Third dark month for car industry

Desultory market reflects economic slowdown.

SOCIAL challenges and political influences have contributed to March being the third successive month of pain for the new car industry, the organisation representing distributors has suggested.

Motor Industry Association Chief Executive Aimee Wiley today said continued soft demand for new vehicles in March was attributable to the wider economic slowdown the country is currently facing. 

In particular, higher interest rates to combat inflation have dampened consumer spending considerably.

Any expectation last month might deliver a stronger result than the dour counts from January and February, on strength March is the traditional end-of-financial-year trade, proved awry.

The MIA reported today that the 11,616 passenger and light commercial registrations for March were 4381 units shy of the same period of 2023 - so, a 27.4 percent drop - which was in itself difficult, being the period immediately after Cyclone Gabrielle. 

The latest count is 9388 units/44.7 percent below March 2022. On a year-to-date basis, 2024 business is 10.8 percent/4091 units lower than 2023, 27.8 percent/13,056 units lower than 2022 and 23.4 percent/7951 units lower than 2021.

Passenger vehicle registrations are down 20 percent for the quarter, and commercial registrations down 7.4 percent.

Toyota continues to stay ahead of the market trend, holding its top spot on 1584 units, up 0.4 percent for a 20.9 percent share.

Kia was second in March on 968 units, down 22.8 percent for 12.8 percent of the market, while Mitsubishi claimed third on 808 units, a 50.2 percent climb for a 10.7 percent market share.

The top passenger car model for the month was the Toyota RAV4 on 791 units. 

The next strongest performers were two Kias, the Stonic with 327 units and Seltos on 325. Mitsubishi’s Outlander and ASX were next on 316 and 308 respectively.

Ford was the top commercial brand, down 21.2 percent to 1133 units, most of that count achieved by the Ranger utility, still the top commercial and best-selling model overall for March, with 1006 sold. 

The Mitsubishi Triton took second on 681, followed by the Toyota Hilux.

EV uptake remains a sticky situation. Having been under the shadow of the Model Y crossover for almost two years, the Tesla Model 3 claimed top volume in March - but that was a mere 129 cars. 

Year to date, it has achieved 138 sales, whereas Model Y - the country’s second most popular EV choice in March - has claimed 244. 
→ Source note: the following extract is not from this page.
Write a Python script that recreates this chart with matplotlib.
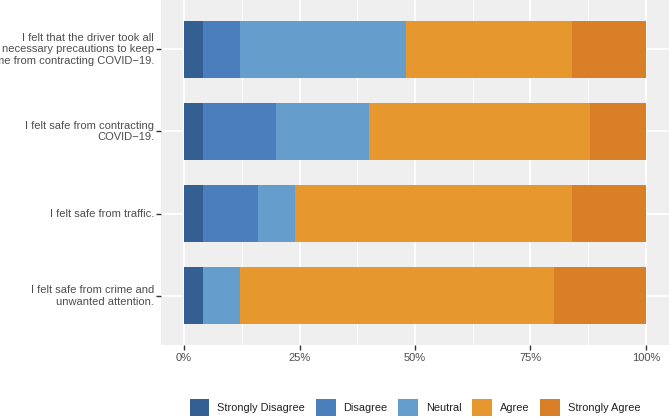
import matplotlib.pyplot as plt
import numpy as np
from matplotlib.patches import Patch
from matplotlib.ticker import FixedLocator, FuncFormatter

plt.rcParams['font.family'] = ['Liberation Sans', 'DejaVu Sans']

# -----------------------------
# Data (percent of respondents)
# -----------------------------
statements = [
    "I felt that the driver took all\nnecessary precautions to keep\nme from contracting COVID\u221219.",
    "I felt safe from contracting\nCOVID\u221219.",
    "I felt safe from traffic.",
    "I felt safe from crime and\nunwanted attention.",
]
levels = ["Strongly Disagree", "Disagree", "Neutral", "Agree", "Strongly Agree"]

strongly_disagree = [4, 4, 4, 4]
disagree = [8, 16, 12, 0]
neutral = [36, 20, 8, 8]
agree = [36, 48, 60, 68]
strongly_agree = [16, 12, 16, 20]

series = [strongly_disagree, disagree, neutral, agree, strongly_agree]
colors = ["#345f93", "#4a7ebc", "#659dcc", "#e6972e", "#d97f28"]

# -----------------------------
# Figure
# -----------------------------
fig = plt.figure(figsize=(6.69, 4.18), dpi=100)
ax = fig.add_axes([161 / 669, 1 - 345 / 418, 1 - 161 / 669, 345 / 418])
ax.set_facecolor("#efefef")

y = np.arange(len(statements))
left = np.zeros(len(statements))
for vals, col, lab in zip(series, colors, levels):
    ax.barh(y, vals, left=left, height=0.7, color=col, label=lab, zorder=3)
    left += np.array(vals)

ax.set_xlim(-5, 105)
ax.set_ylim(len(statements) - 0.4, -0.6)

# grid like ggplot
ax.xaxis.set_major_locator(FixedLocator([0, 25, 50, 75, 100]))
ax.xaxis.set_minor_locator(FixedLocator([12.5, 37.5, 62.5, 87.5]))
ax.xaxis.set_major_formatter(FuncFormatter(lambda v, p: f"{v:.0f}%"))
ax.grid(True, which="major", color="white", lw=1.3, zorder=0)
ax.grid(True, which="minor", axis="x", color="white", lw=0.6, zorder=0)
ax.set_axisbelow(True)

ax.set_yticks(y)
ax.set_yticklabels(statements, ha="right", va="center", linespacing=1.2)

for s in ax.spines.values():
    s.set_visible(False)

ax.tick_params(axis="both", which="major", length=3.5, width=1, color="#333333",
               labelsize=8.0, labelcolor="#4d4d4d", pad=2)
ax.tick_params(axis="y", pad=1.5)
ax.tick_params(axis="x", which="minor", length=0)

handles = [Patch(facecolor=c, edgecolor="none", label=l) for c, l in zip(colors, levels)]
ax.legend(handles=handles, loc="center", bbox_to_anchor=(0.5, -0.18), ncol=5,
          frameon=False, fontsize=7.9, handlelength=1.8, handleheight=2.0,
          handletextpad=0.7, columnspacing=1.0, labelcolor="#222222")

fig.savefig("out.png", dpi=100)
Cumulatively, those totals are well below the best count Model Y alone achieved in its strongest month of 2023, last June.

Also in the doldrums is another 2023 sales giant, the MG4. Just 66 have been sold to date this year, yet that’s enough for it to hold third place in the favourites’ stake.

The other big force from China, BYD, has also suddenly found life hard. The Seal sedan and the original entry Atto3 have so far achieved 63 and 38 sales respectively year to date. 

Advocacy group Drive Electric is claiming removal of the Clean Car Discount has badly hurt EV interest. 

It says its modelling suggests 100,000 and 350,000 fewer EVs will be enter the national roadscape by 2030 because the incentive has been abandoned.

Drive Electric chair Kirsten Corson says policy settings are increasingly favourable for petrol and diesel vehicles, adding there is a need for measures to encourage EV demand otherwise NZ risks losing models and volume to other right-hand drive markets, which will make a recovery slow.